What needs to be done -> Count the lines below that contain the word "this", and reply with that number alone.

Records with drawing code
+ + + +

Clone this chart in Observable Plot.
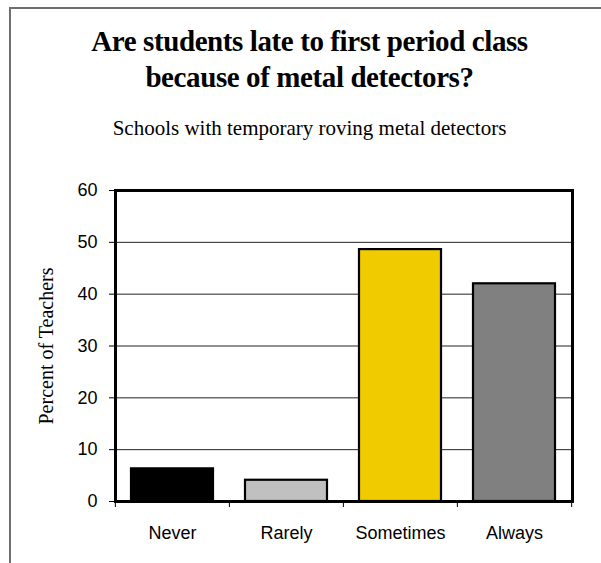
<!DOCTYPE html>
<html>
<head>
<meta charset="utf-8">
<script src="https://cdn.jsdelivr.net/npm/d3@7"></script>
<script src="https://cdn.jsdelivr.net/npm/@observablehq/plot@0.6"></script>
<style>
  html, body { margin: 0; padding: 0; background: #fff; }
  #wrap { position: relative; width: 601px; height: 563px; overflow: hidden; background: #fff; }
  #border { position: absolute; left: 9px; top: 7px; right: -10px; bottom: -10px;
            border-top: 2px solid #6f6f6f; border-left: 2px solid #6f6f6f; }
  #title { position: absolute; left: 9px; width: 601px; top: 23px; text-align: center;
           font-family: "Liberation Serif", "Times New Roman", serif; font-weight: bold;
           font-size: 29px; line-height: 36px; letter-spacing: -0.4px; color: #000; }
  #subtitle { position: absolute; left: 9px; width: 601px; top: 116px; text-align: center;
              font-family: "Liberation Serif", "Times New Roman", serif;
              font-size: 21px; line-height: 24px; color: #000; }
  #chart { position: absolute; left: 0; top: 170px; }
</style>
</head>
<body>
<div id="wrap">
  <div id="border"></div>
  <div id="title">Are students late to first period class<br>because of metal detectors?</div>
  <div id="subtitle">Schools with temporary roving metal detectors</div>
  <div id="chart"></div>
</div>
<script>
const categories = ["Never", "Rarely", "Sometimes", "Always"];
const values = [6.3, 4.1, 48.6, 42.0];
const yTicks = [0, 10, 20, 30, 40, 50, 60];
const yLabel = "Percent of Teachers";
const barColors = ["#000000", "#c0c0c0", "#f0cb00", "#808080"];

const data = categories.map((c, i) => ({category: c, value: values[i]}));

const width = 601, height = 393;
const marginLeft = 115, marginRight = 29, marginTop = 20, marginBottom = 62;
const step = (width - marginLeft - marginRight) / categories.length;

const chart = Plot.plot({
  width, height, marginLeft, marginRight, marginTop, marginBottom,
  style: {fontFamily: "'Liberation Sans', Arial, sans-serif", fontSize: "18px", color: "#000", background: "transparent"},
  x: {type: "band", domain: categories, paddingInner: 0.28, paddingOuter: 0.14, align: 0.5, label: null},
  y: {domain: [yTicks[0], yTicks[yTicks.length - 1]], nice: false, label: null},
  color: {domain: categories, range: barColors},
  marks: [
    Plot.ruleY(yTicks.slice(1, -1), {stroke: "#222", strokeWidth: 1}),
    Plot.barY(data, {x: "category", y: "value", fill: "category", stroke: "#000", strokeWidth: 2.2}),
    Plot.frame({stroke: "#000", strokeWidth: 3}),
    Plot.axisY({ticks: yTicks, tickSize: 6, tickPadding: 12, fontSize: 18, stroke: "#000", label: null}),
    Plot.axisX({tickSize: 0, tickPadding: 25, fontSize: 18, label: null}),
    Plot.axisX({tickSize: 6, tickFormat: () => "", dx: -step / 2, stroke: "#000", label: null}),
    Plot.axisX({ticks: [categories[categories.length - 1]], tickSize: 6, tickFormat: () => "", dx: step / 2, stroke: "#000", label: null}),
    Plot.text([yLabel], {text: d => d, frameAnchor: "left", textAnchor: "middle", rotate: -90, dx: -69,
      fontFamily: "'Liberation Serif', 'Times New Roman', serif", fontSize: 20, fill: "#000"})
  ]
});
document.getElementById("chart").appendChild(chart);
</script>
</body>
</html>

+ + + +

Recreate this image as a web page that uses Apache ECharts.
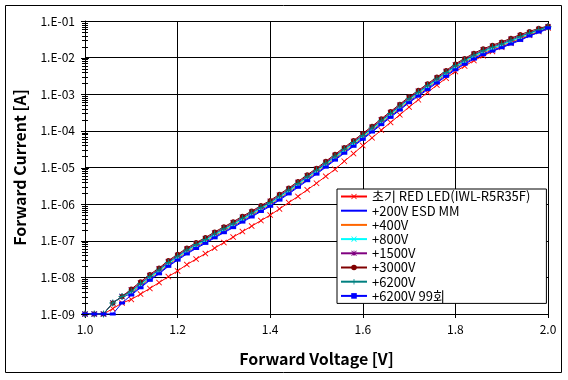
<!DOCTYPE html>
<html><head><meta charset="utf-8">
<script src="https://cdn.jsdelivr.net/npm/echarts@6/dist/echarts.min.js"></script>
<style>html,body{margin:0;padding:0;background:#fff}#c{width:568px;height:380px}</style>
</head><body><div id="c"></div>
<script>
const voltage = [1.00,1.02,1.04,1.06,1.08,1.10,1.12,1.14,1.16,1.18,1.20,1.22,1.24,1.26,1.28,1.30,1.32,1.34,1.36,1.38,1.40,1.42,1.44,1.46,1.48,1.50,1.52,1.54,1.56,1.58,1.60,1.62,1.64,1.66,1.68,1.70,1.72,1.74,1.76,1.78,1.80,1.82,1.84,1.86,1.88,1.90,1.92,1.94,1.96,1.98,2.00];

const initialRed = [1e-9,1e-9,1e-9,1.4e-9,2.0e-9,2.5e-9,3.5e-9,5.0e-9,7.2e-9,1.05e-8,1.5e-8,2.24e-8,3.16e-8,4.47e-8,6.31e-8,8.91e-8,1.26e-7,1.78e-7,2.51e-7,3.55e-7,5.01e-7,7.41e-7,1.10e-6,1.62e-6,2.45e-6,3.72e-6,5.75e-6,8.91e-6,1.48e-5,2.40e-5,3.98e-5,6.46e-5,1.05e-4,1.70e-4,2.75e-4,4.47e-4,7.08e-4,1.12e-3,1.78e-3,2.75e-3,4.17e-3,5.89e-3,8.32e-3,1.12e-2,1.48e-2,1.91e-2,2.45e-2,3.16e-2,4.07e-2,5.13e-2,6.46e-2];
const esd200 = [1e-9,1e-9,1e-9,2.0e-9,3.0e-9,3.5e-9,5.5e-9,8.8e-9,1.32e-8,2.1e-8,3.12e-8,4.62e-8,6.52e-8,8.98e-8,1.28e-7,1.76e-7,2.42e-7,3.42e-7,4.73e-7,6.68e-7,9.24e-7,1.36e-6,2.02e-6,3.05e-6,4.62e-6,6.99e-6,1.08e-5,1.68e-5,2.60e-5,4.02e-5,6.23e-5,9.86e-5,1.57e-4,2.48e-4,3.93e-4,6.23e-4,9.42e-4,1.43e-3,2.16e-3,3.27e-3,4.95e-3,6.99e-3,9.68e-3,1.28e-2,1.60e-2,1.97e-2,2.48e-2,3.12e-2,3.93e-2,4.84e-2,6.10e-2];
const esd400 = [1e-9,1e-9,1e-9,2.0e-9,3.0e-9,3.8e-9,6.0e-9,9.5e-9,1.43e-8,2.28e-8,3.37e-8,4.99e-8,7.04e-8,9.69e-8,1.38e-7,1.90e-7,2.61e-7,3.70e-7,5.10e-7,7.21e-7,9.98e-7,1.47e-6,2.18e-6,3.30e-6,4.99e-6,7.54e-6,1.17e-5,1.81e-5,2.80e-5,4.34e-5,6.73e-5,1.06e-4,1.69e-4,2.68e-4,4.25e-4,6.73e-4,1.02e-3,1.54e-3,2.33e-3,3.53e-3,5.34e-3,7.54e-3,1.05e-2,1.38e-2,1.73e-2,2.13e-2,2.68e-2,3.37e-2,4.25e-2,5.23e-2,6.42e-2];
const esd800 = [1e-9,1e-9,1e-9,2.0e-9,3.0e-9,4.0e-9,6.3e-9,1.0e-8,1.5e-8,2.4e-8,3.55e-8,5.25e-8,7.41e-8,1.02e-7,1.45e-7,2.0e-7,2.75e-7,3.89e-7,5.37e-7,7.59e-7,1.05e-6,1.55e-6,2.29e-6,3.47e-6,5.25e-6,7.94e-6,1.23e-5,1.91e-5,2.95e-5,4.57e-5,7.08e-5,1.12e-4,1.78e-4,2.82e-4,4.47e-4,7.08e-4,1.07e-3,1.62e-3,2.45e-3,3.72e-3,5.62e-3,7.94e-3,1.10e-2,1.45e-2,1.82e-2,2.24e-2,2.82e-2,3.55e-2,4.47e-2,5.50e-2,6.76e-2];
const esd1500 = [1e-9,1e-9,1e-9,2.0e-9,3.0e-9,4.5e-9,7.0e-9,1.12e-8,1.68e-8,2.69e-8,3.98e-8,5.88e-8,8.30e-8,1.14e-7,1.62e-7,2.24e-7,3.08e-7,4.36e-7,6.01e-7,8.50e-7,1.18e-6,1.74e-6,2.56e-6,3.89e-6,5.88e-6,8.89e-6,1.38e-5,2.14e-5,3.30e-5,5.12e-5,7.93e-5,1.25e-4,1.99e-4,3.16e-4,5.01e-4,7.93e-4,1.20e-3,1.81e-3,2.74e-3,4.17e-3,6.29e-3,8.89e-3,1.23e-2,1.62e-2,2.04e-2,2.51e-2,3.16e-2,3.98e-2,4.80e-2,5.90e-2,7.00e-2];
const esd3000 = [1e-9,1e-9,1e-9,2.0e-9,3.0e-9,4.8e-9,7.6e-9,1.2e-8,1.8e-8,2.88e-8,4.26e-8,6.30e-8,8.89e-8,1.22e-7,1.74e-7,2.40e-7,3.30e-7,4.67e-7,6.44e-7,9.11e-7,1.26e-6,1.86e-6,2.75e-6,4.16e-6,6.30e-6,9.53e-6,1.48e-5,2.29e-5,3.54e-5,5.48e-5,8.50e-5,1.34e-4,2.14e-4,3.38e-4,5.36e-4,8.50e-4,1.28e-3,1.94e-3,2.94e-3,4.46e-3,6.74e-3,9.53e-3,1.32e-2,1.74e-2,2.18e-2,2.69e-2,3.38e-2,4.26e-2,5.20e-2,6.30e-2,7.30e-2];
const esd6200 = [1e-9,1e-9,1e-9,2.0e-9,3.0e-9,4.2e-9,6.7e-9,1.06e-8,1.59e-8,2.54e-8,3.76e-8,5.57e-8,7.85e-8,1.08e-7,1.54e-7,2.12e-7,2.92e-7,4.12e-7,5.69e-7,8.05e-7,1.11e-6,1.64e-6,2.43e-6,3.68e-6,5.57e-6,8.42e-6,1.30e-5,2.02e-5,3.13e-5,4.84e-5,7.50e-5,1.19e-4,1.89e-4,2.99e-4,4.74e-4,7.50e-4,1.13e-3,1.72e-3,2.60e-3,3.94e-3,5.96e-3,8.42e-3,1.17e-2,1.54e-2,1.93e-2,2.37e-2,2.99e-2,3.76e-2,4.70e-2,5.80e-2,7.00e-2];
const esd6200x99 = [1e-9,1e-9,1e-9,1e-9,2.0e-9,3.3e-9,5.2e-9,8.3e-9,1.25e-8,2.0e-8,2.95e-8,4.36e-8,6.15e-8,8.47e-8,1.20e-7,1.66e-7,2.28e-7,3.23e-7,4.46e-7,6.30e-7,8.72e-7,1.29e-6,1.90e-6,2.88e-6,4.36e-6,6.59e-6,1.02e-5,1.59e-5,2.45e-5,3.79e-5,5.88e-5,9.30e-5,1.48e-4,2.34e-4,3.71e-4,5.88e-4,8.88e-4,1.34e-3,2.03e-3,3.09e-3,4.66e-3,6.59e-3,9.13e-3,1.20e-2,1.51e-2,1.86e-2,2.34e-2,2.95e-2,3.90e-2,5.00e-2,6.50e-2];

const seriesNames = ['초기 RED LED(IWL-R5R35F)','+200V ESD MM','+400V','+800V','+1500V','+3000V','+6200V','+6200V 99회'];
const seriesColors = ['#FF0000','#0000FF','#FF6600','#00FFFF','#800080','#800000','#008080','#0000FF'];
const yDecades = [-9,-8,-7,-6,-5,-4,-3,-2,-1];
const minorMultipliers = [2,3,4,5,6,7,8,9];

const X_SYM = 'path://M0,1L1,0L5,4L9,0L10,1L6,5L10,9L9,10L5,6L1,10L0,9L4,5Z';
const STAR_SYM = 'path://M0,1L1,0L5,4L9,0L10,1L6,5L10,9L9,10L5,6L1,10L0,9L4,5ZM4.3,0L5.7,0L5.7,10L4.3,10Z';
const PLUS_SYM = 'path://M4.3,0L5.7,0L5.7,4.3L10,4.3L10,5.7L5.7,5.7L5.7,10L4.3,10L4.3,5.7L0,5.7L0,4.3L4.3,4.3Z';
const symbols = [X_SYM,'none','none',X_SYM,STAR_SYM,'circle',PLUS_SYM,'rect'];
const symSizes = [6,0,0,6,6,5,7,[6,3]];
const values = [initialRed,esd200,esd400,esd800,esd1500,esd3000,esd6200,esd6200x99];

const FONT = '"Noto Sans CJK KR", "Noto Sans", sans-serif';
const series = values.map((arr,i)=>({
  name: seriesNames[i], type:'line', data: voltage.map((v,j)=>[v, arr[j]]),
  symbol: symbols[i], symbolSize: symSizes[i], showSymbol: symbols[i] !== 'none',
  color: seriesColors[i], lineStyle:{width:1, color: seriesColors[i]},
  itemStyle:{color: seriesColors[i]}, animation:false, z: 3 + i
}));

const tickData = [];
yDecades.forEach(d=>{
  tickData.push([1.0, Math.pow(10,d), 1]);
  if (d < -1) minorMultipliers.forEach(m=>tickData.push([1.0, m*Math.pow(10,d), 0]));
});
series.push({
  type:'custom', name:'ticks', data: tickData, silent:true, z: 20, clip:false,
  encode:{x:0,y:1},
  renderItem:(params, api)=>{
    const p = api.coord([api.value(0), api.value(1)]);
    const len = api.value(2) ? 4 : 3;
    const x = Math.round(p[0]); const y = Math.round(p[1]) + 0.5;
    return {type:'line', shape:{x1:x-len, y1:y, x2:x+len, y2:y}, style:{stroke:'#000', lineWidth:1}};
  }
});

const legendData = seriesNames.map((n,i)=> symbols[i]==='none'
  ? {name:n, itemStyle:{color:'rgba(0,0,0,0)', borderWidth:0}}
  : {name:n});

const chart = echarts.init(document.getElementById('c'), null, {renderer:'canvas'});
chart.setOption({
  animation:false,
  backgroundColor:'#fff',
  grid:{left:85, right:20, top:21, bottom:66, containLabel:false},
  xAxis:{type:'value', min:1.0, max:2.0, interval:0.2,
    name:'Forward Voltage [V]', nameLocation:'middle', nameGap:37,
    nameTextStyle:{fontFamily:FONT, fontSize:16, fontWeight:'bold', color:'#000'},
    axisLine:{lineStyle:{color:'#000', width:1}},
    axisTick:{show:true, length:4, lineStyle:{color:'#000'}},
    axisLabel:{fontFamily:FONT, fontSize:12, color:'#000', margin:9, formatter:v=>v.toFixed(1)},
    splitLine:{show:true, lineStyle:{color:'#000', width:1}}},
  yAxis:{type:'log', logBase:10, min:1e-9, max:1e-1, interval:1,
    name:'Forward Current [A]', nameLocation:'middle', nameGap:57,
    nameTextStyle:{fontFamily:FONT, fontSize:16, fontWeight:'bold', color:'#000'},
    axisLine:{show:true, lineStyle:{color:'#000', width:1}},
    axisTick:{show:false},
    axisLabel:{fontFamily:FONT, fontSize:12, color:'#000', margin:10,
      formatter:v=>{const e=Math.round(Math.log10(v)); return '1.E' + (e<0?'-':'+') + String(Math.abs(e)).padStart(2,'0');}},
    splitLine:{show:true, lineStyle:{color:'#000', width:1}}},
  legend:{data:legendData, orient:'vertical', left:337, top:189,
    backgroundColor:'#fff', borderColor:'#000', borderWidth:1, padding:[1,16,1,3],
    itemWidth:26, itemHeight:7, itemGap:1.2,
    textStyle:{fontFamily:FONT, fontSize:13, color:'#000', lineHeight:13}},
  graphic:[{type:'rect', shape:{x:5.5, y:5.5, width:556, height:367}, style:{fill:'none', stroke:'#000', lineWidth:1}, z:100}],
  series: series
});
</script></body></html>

+ + + +

The output -> 2